Copy each line below in which the word "this" occurs.
◆ ◆ ◆ ◆ ◆ ◆ ◆
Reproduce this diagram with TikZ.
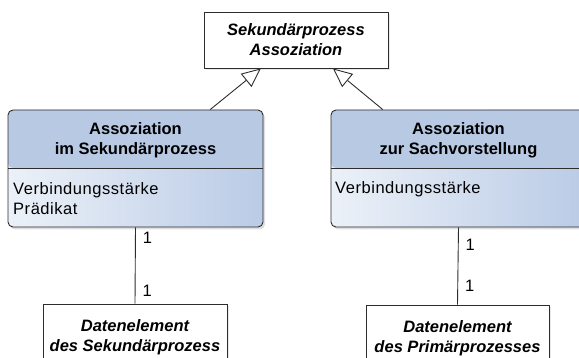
\documentclass[tikz,border=0pt]{standalone}
\usepackage{fontspec}
\setmainfont{Liberation Sans}
\usetikzlibrary{arrows.meta,shadows,calc}
\definecolor{headblue}{RGB}{184,201,228}
\definecolor{bodylight}{RGB}{236,241,248}
\definecolor{bodyblue}{RGB}{186,203,230}
\definecolor{edgegray}{RGB}{45,45,45}
\newcommand\widetext{\fontsize{16.5}{20}\selectfont\addfontfeature{LetterSpace=3.3}}
\tikzset{
  every node/.style={font=\fontsize{16.5}{20}\selectfont},
  plainbox/.style={draw=edgegray, line width=0.9pt, fill=white, align=center,
    font=\fontsize{16.5}{20}\selectfont\bfseries\itshape,
    drop shadow={opacity=0.18, shadow xshift=2pt, shadow yshift=-2.5pt}},
  classbox/.style={draw=edgegray, line width=0.9pt, rounded corners=5pt,
    minimum width=255pt, minimum height=117pt, inner sep=0pt,
    drop shadow={opacity=0.25, shadow xshift=2pt, shadow yshift=-2.5pt},
    path picture={
      \shade[shading angle=235, left color=bodylight, right color=bodyblue]
        (path picture bounding box.south west) rectangle (path picture bounding box.north east);
      \fill[headblue] (path picture bounding box.north west) rectangle
        ([yshift=-58pt]path picture bounding box.north east);
      \draw[edgegray, line width=0.9pt] ([yshift=-58pt]path picture bounding box.north west) --
        ([yshift=-58pt]path picture bounding box.north east);
    }},
  classtitle/.style={align=center, inner sep=0pt, font=\fontsize{16.5}{20}\selectfont\bfseries},
  attrs/.style={align=left, inner sep=0pt, anchor=north west, font=\widetext},
  link/.style={draw=edgegray, line width=0.9pt},
  inherit/.style={draw=edgegray, line width=0.9pt,
    -{Triangle[open, length=19pt, width=17pt, fill=white]}},
  mult/.style={anchor=west, inner sep=0pt, xshift=7pt, font=\widetext}
}
\begin{document}
\begin{tikzpicture}[x=1pt, y=-1pt]
\useasboundingbox (0,0) rectangle (579,358);
\begin{scope}
\clip (0,0) rectangle (579,358);

% general association
\node[plainbox, minimum width=184pt, minimum height=56pt] (top) at (296,40)
  {Sekundärprozess\\Assoziation};

% the two association classes
\node[classbox] (lc) at (135.5,168.5) {};
\node[classtitle] (lct) at (135.5,140) {Assoziation\\im Sekundärprozess};
\node[attrs] (lca) at (13,182) {Verbindungsstärke\\Prädikat};

\node[classbox] (rc) at (458.5,168.5) {};
\node[classtitle] (rct) at (458.5,140) {Assoziation\\zur Sachvorstellung};
\node[attrs] (rca) at (335,181) {Verbindungsstärke};

% data elements
\node[plainbox, minimum width=184pt, minimum height=66pt] (ld) at (135,337)
  {Datenelement\\des Sekundärprozess};
\node[plainbox, minimum width=183pt, minimum height=66pt] (rd) at (457.5,338)
  {Datenelement\\des Primärprozesses};

% generalisations
\draw[inherit] ($(lc.north west)!0.792!(lc.north east)$) -- ($(top.south west)!0.31!(top.south east)$);
\draw[inherit] ($(rc.north west)!0.204!(rc.north east)$) -- ($(top.south west)!0.70!(top.south east)$);

% one-to-one links
\draw[link] (lc.south) -- (ld.north)
  node[mult, pos=0.13] (lm1) {1}
  node[mult, pos=0.83] (lm2) {1};
\draw[link] (rc.south) -- (rd.north)
  node[mult, pos=0.23] (rm1) {1}
  node[mult, pos=0.76] (rm2) {1};
\end{scope}
\end{tikzpicture}
\end{document}
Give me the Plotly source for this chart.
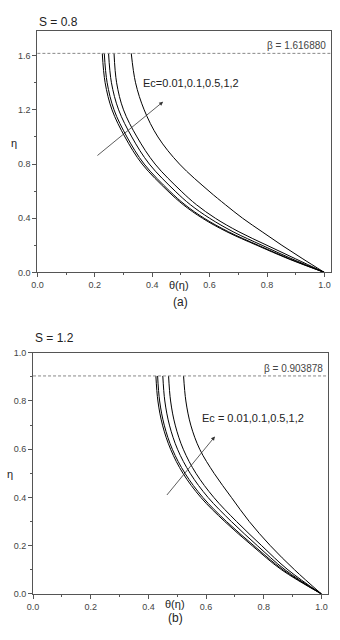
import plotly.graph_objects as go

# ---------------- data ----------------
ec_labels = ["0.01", "0.1", "0.5", "1", "2"]

# Panel (a): S = 0.8
S_a = 0.8
beta_a = 1.616880
eta_a = [0, 0.1, 0.2, 0.3, 0.4, 0.5, 0.6, 0.8, 1.0, 1.2, 1.4, 1.616880]
theta_a_ec001 = [1.0, 0.875, 0.765, 0.660, 0.575, 0.508, 0.455, 0.365, 0.305, 0.260, 0.236, 0.226]
theta_a_ec01 = [1.0, 0.879, 0.770, 0.666, 0.581, 0.514, 0.461, 0.372, 0.312, 0.267, 0.243, 0.233]
theta_a_ec05 = [1.0, 0.887, 0.783, 0.682, 0.600, 0.533, 0.480, 0.390, 0.329, 0.283, 0.258, 0.248]
theta_a_ec1 = [1.0, 0.900, 0.800, 0.702, 0.620, 0.554, 0.501, 0.410, 0.347, 0.300, 0.276, 0.267]
theta_a_ec2 = [1.0, 0.925, 0.852, 0.783, 0.715, 0.655, 0.598, 0.495, 0.420, 0.372, 0.342, 0.327]

# Panel (b): S = 1.2
S_b = 1.2
beta_b = 0.903878
eta_b = [0, 0.1, 0.2, 0.3, 0.4, 0.5, 0.6, 0.7, 0.8, 0.903878]
theta_b_ec001 = [1.0, 0.862, 0.760, 0.665, 0.582, 0.520, 0.477, 0.449, 0.433, 0.426]
theta_b_ec01 = [1.0, 0.867, 0.766, 0.671, 0.589, 0.527, 0.483, 0.455, 0.439, 0.432]
theta_b_ec05 = [1.0, 0.874, 0.778, 0.688, 0.607, 0.545, 0.501, 0.473, 0.457, 0.450]
theta_b_ec1 = [1.0, 0.884, 0.793, 0.706, 0.627, 0.565, 0.521, 0.493, 0.477, 0.470]
theta_b_ec2 = [1.0, 0.907, 0.823, 0.750, 0.688, 0.628, 0.578, 0.547, 0.530, 0.522]

x_ticks = [0.0, 0.2, 0.4, 0.6, 0.8, 1.0]
y_ticks_a = [0.0, 0.4, 0.8, 1.2, 1.6]
y_ticks_b = [0.0, 0.2, 0.4, 0.6, 0.8, 1.0]

series_a = [theta_a_ec001, theta_a_ec01, theta_a_ec05, theta_a_ec1, theta_a_ec2]
series_b = [theta_b_ec001, theta_b_ec01, theta_b_ec05, theta_b_ec1, theta_b_ec2]

# ---------------- figure ----------------
FONT = "Liberation Sans, Arial, sans-serif"
fig = go.Figure()

for lab, th in zip(ec_labels, series_a):
    fig.add_trace(go.Scatter(x=th, y=eta_a, mode="lines", name="Ec=" + lab,
                             line=dict(color="black", width=1, shape="spline", smoothing=1.0),
                             xaxis="x", yaxis="y", showlegend=False))
for lab, th in zip(ec_labels, series_b):
    fig.add_trace(go.Scatter(x=th, y=eta_b, mode="lines", name="Ec=" + lab,
                             line=dict(color="black", width=1, shape="spline", smoothing=1.0),
                             xaxis="x2", yaxis="y2", showlegend=False))

axis_common = dict(
    showline=True, linecolor="#555", linewidth=1, mirror=True,
    ticks="outside", ticklen=4, tickcolor="#555", tickwidth=1,
    showgrid=False, zeroline=False, tickformat=".1f",
    tickfont=dict(family=FONT, size=9, color="#444"),
)

fig.update_layout(
    width=340, height=640, autosize=False,
    margin=dict(l=0, r=0, t=0, b=0),
    paper_bgcolor="white", plot_bgcolor="white",
    xaxis=dict(domain=[0.094, 0.974], range=[0, 1.024], tickvals=x_ticks,
               minor=dict(dtick=0.1, ticks="outside", ticklen=2, tickcolor="#555"),
               anchor="y", **axis_common),
    yaxis=dict(domain=[0.5755, 0.9583], range=[0, 1.78], tickvals=y_ticks_a,
               minor=dict(dtick=0.2, ticks="outside", ticklen=2, tickcolor="#555"),
               anchor="x", **axis_common),
    xaxis2=dict(domain=[0.081, 0.965], range=[0, 1.024], tickvals=x_ticks,
                minor=dict(dtick=0.1, ticks="outside", ticklen=2, tickcolor="#555"),
                anchor="y2", **axis_common),
    yaxis2=dict(domain=[0.0652, 0.448], range=[0, 1.0], tickvals=y_ticks_b,
                minor=dict(dtick=0.1, ticks="outside", ticklen=2, tickcolor="#555"),
                anchor="x2", **axis_common),
    showlegend=False,
)

# dashed beta lines
fig.add_shape(type="line", xref="x domain", yref="y", x0=0, x1=1, y0=beta_a, y1=beta_a,
              line=dict(color="#888", width=1, dash="3px,2px"))
fig.add_shape(type="line", xref="x2 domain", yref="y2", x0=0, x1=1, y0=beta_b, y1=beta_b,
              line=dict(color="#888", width=1, dash="3px,2px"))

ann = []
# beta labels
ann.append(dict(text="β = %.6f" % beta_a, xref="x domain", yref="y", x=0.99, y=beta_a,
                xanchor="right", yanchor="bottom", showarrow=False,
                font=dict(family=FONT, size=10, color="#444")))
ann.append(dict(text="β = %.6f" % beta_b, xref="x2 domain", yref="y2", x=0.99, y=beta_b,
                xanchor="right", yanchor="bottom", showarrow=False,
                font=dict(family=FONT, size=10, color="#444")))
# Ec labels
ann.append(dict(text="Ec=" + ",".join(ec_labels), xref="x", yref="y", x=0.36, y=1.395,
                xanchor="left", yanchor="middle", showarrow=False,
                font=dict(family=FONT, size=11, color="#222")))
ann.append(dict(text="Ec = " + ",".join(ec_labels), xref="x2", yref="y2", x=0.58, y=0.728,
                xanchor="left", yanchor="middle", showarrow=False,
                font=dict(family=FONT, size=11, color="#222")))
# arrows
ann.append(dict(text="", xref="x", yref="y", axref="x", ayref="y",
                x=0.438, y=1.26, ax=0.204, ay=0.854, showarrow=True,
                arrowhead=2, arrowsize=1, arrowwidth=0.8, arrowcolor="#333"))
ann.append(dict(text="", xref="x2", yref="y2", axref="x2", ayref="y2",
                x=0.631, y=0.653, ax=0.46, ay=0.404, showarrow=True,
                arrowhead=2, arrowsize=1, arrowwidth=0.8, arrowcolor="#333"))
# S titles
ann.append(dict(text="S = %.1f" % S_a, xref="paper", yref="paper", x=0.094, y=1 - 17 / 640,
                xanchor="left", yanchor="middle", showarrow=False,
                font=dict(family=FONT, size=12, color="#222")))
ann.append(dict(text="S = %.1f" % S_b, xref="paper", yref="paper", x=0.081, y=1 - 338 / 640,
                xanchor="left", yanchor="middle", showarrow=False,
                font=dict(family=FONT, size=12, color="#222")))
# axis labels
ann.append(dict(text="θ(η)", xref="x", yref="paper", x=0.45, y=1 - 284 / 640,
                xanchor="left", yanchor="middle", showarrow=False,
                font=dict(family=FONT, size=11, color="#222")))
ann.append(dict(text="θ(η)", xref="x2", yref="paper", x=0.45, y=1 - 609 / 640,
                xanchor="left", yanchor="middle", showarrow=False,
                font=dict(family=FONT, size=11, color="#222")))
ann.append(dict(text="η", xref="paper", yref="paper", x=8 / 340, y=1 - 140 / 640,
                xanchor="center", yanchor="middle", showarrow=False,
                font=dict(family=FONT, size=11, color="#222")))
ann.append(dict(text="η", xref="paper", yref="paper", x=4 / 340, y=1 - 476 / 640,
                xanchor="center", yanchor="middle", showarrow=False,
                font=dict(family=FONT, size=11, color="#222")))
# panel captions
ann.append(dict(text="(a)", xref="paper", yref="paper", x=178 / 340, y=1 - 302 / 640,
                xanchor="center", yanchor="middle", showarrow=False,
                font=dict(family=FONT, size=12, color="#222")))
ann.append(dict(text="(b)", xref="paper", yref="paper", x=173 / 340, y=1 - 623 / 640,
                xanchor="center", yanchor="middle", showarrow=False,
                font=dict(family=FONT, size=12, color="#222")))

fig.update_layout(annotations=ann)
fig.write_html("out.html", config={"displayModeBar": False},
               post_script="document.body.style.margin='0';document.body.style.overflow='hidden';")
◆ ◆ ◆ ◆ ◆ ◆ ◆
- _Exercise answer_:
Reproduce this diagram with TikZ.
Give me the Plotly source for this chart.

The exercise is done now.